We are in unprecedented times where hour-by-hour change has become the new norm. This is particularly true across our industry as governments evaluate and assess every direct and indirect tax at their disposal as part of broader economic stimulus measure.
Tax authorities across the world – national, regional and overseas territories – have acted decisively in recent weeks. Measures include headline-grabbing tax deference schemes, new exemptions designed to prop up particularly at-risk industries, and tax digitisation postponements.
So far though, IPT has broadly escaped change.
Portugal may have postponed its new Stamp Duty reporting system until January 2021 following a state of emergency and four Spanish provinces have allowed insurers to defer their insurance premium tax payments, yet aside from those specific examples, widespread alterations have been minimal.
This is unlikely to be the case forever. We could well see the same happen to IPT as has to VAT and Corporate Tax. If these changes do trickle down (or perhaps, when they do, depending on your stance), payment and filing adjustments may have to take place urgently.
Cross-border IPT determination is complex at the best of times. Now, even more than ever, insurers large and small should be closely monitoring their tax obligations as well as the graces available to them.
It is certainly not the time to incorrectly calculate IPT for three reasons:
1. Commercially, as there is a common need to preserve liquidity
2. Productivity, so people and departments stay as efficient as possible
3. Compliance, for regulatory peace of mind
Bolster bottom lines
It is vital that any insurer maintains as buoyant a bottom line as possible during these choppy times. The longer organisations can protect cash reserves, the better.
From a practical perspective, this means taking advantage of any IPT deference schemes (if and when they become available in coming months), reducing overpayments and preventing underpayments, and keeping abreast with any new notifications. IPT could well change at short notice, so having the capacity to adapt rapidly is crucial too.
Secondly, once the dust starts to settle and everyone acclimatises to this ‘new normal’ as best they can, companies will expect their tax managers to maintain the same care and attention to detail as always.

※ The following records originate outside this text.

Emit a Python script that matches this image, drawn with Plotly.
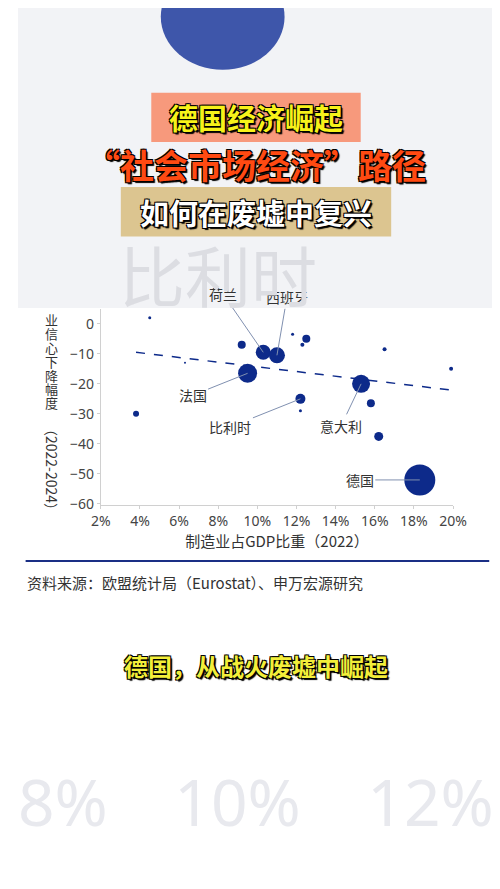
import plotly.graph_objects as go

# 数据：制造业占GDP比重 vs 工业信心下降幅度
share_gdp = [4.5, 3.8, 6.3, 9.2, 10.3, 11.0, 11.8, 12.5, 12.3, 12.2, 12.2, 9.5, 15.3, 15.8, 16.2, 16.5, 19.9, 18.3]
conf_drop = [2, -30, -13, -7, -9.5, -10.5, -3.5, -5, -7, -25, -29, -16.5, -20, -26.5, -37.5, -8.5, -15, -52]
bubble = [3, 6, 2, 8, 15, 16, 3, 8, 4, 10, 3, 19, 18, 8, 9, 4, 4, 31]
trend_x = [3.8, 19.8]
trend_y = [-9.5, -22]
x_ticks = [2, 4, 6, 8, 10, 12, 14, 16, 18, 20]
y_ticks = [0, -10, -20, -30, -40, -50, -60]

navy = "#0d2a8a"
cjk = "Noto Sans CJK SC"
fig = go.Figure()

fig.add_trace(go.Scatter(x=trend_x, y=trend_y, mode="lines",
                         line=dict(color=navy, dash="dash", width=1.5), hoverinfo="skip"))
fig.add_trace(go.Scatter(x=share_gdp, y=conf_drop, mode="markers",
                         marker=dict(size=bubble, color=navy, opacity=1, line=dict(width=0))))

# 国家标签
labels = [("法国", 9.5, -16.5, -55, 22), ("比利时", 12.2, -25, -70, 28),
          ("意大利", 15.3, -20, -20, 42), ("德国", 18.3, -52, -60, 0),
          ("荷兰", 10.3, -9.5, -40, -58), ("西班牙", 11.0, -10.5, 10, -58)]
for name, x, y, ax, ay in labels:
    fig.add_annotation(x=x, y=y, ax=ax, ay=ay, text=name, showarrow=True, arrowhead=0,
                       arrowwidth=1, arrowcolor="#8090b0", standoff=0, startstandoff=0,
                       font=dict(size=14, color="#333", family=cjk))

# 模糊背景（视频截图）
fig.add_shape(type="rect", xref="paper", yref="paper", x0=0, x1=1, y0=0.66, y1=1,
              fillcolor="#f2f3f6", line_width=0, layer="above")
fig.add_shape(type="circle", xref="paper", yref="paper", x0=0.3, x1=0.56, y0=0.93, y1=1.05,
              fillcolor="#1f3a9c", opacity=0.85, line_width=0, layer="above")
fig.add_annotation(x=0.42, y=0.7, xref="paper", yref="paper", xanchor="center", yanchor="middle",
                   text="比利时", showarrow=False,
                   font=dict(size=66, color="#dcdde2", family=cjk))
fig.add_annotation(x=0.5, y=0.1, xref="paper", yref="paper", xanchor="center", yanchor="middle",
                   text="8%    10%    12%", showarrow=False,
                   font=dict(size=64, color="#e8e9ee", family="Noto Sans"))

# 标题条
fig.add_shape(type="rect", xref="paper", yref="paper", x0=0.28, x1=0.72, y0=0.848, y1=0.904,
              fillcolor="#f7997c", line_width=0, layer="above")
fig.add_shape(type="rect", xref="paper", yref="paper", x0=0.216, x1=0.784, y0=0.741, y1=0.797,
              fillcolor="#dcc590", line_width=0, layer="above")
outline = "-1px -1px 0 #000, 1px -1px 0 #000, -1px 1px 0 #000, 1px 1px 0 #000, 2px 2px 1px #000"
titles = [("<b>德国经济崛起</b>", 0.876, 29, "#f7f21a"),
          ("<b>“社会市场经济”路径</b>", 0.823, 34, "#ff4a12"),
          ("<b>如何在废墟中复兴</b>", 0.769, 29, "#ffffff")]
for txt, yy, sz, col in titles:
    fig.add_annotation(x=0.5, y=yy, xref="paper", yref="paper", xanchor="center", yanchor="middle",
                       text=txt, showarrow=False,
                       font=dict(size=sz, color=col, family=cjk, shadow=outline))

# 纵轴标题（竖排）
for i, ch in enumerate("业信心下降幅度"):
    fig.add_annotation(x=35 / 500, y=1 - (314 + 14 * i) / 889, xref="paper", yref="paper",
                       xanchor="center", yanchor="middle", text=ch, showarrow=False,
                       borderpad=0, font=dict(size=13, color="#333", family=cjk))
fig.add_annotation(x=35 / 500, y=1 - 465 / 889, xref="paper", yref="paper", xanchor="center",
                   yanchor="middle", text="（2022-2024）", textangle=90,
                   showarrow=False, font=dict(size=14, color="#333", family=cjk))

# 资料来源与字幕
fig.add_shape(type="line", xref="paper", yref="paper", x0=0.016, x1=0.99, y0=0.373, y1=0.373,
              line=dict(color="#1a2f85", width=2))
fig.add_annotation(x=0.014, y=0.349, xref="paper", yref="paper", xanchor="left", yanchor="middle",
                   text="资料来源：欧盟统计局（Eurostat）、申万宏源研究",
                   showarrow=False, font=dict(size=15, color="#333", family=cjk))
fig.add_annotation(x=0.5, y=0.255, xref="paper", yref="paper", xanchor="center", yanchor="middle",
                   text="<b>德国，从战火废墟中崛起</b>", showarrow=False,
                   font=dict(size=24, color="#f3ee3a", family=cjk, shadow=outline))

fig.update_layout(
    width=500, height=889, margin=dict(l=0, r=0, t=0, b=0),
    paper_bgcolor="white", plot_bgcolor="white", showlegend=False,
    xaxis=dict(domain=[0.174, 0.914], range=[2, 20], tickvals=x_ticks,
               ticktext=[f"{v}%" for v in x_ticks], showgrid=False, zeroline=False,
               showline=True, linecolor="#d0d0d0", ticks="outside", tickcolor="#d0d0d0", ticklen=3,
               tickfont=dict(size=14, color="#444", family="Noto Sans"),
               title=dict(text="制造业占GDP比重（2022）", standoff=4,
                          font=dict(size=15, color="#333", family=cjk)),
               anchor="y"),
    yaxis=dict(domain=[0.436, 0.659], range=[-60.5, 5], tickvals=y_ticks, showgrid=False,
               zeroline=False, showline=True, linecolor="#d0d0d0", ticks="outside",
               tickcolor="#d0d0d0", ticklen=3,
               tickfont=dict(size=14, color="#444", family="Noto Sans")),
)

fig.write_html("out.html")
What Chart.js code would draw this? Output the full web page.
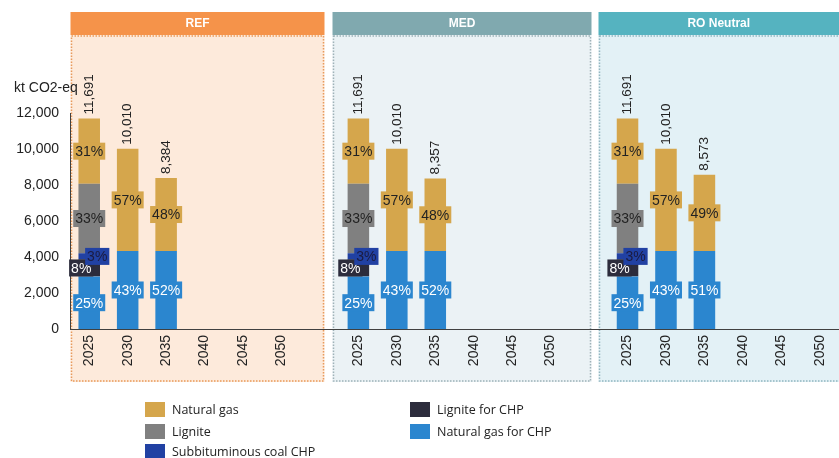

Remitting IPT at the correct rate, yet at the ideal time, across every region the company is operating in, will be important to keeping business flowing throughout the business.
Lastly, once tax authorities themselves start to audit historical returns from this period (however long that might take them), auditors will be carefully reviewing every company’s IPT obligations to ensure the organisation has paid the tax expected of them.
At this moment in time, it’s unclear and highly unlikely that tax authorities will grant reprieves for this period because of the exceptional circumstances, so it’s safer and wiser, reputationally and financially, to correctly calculate your IPT and to file it in line with the constantly evolving guidance issued.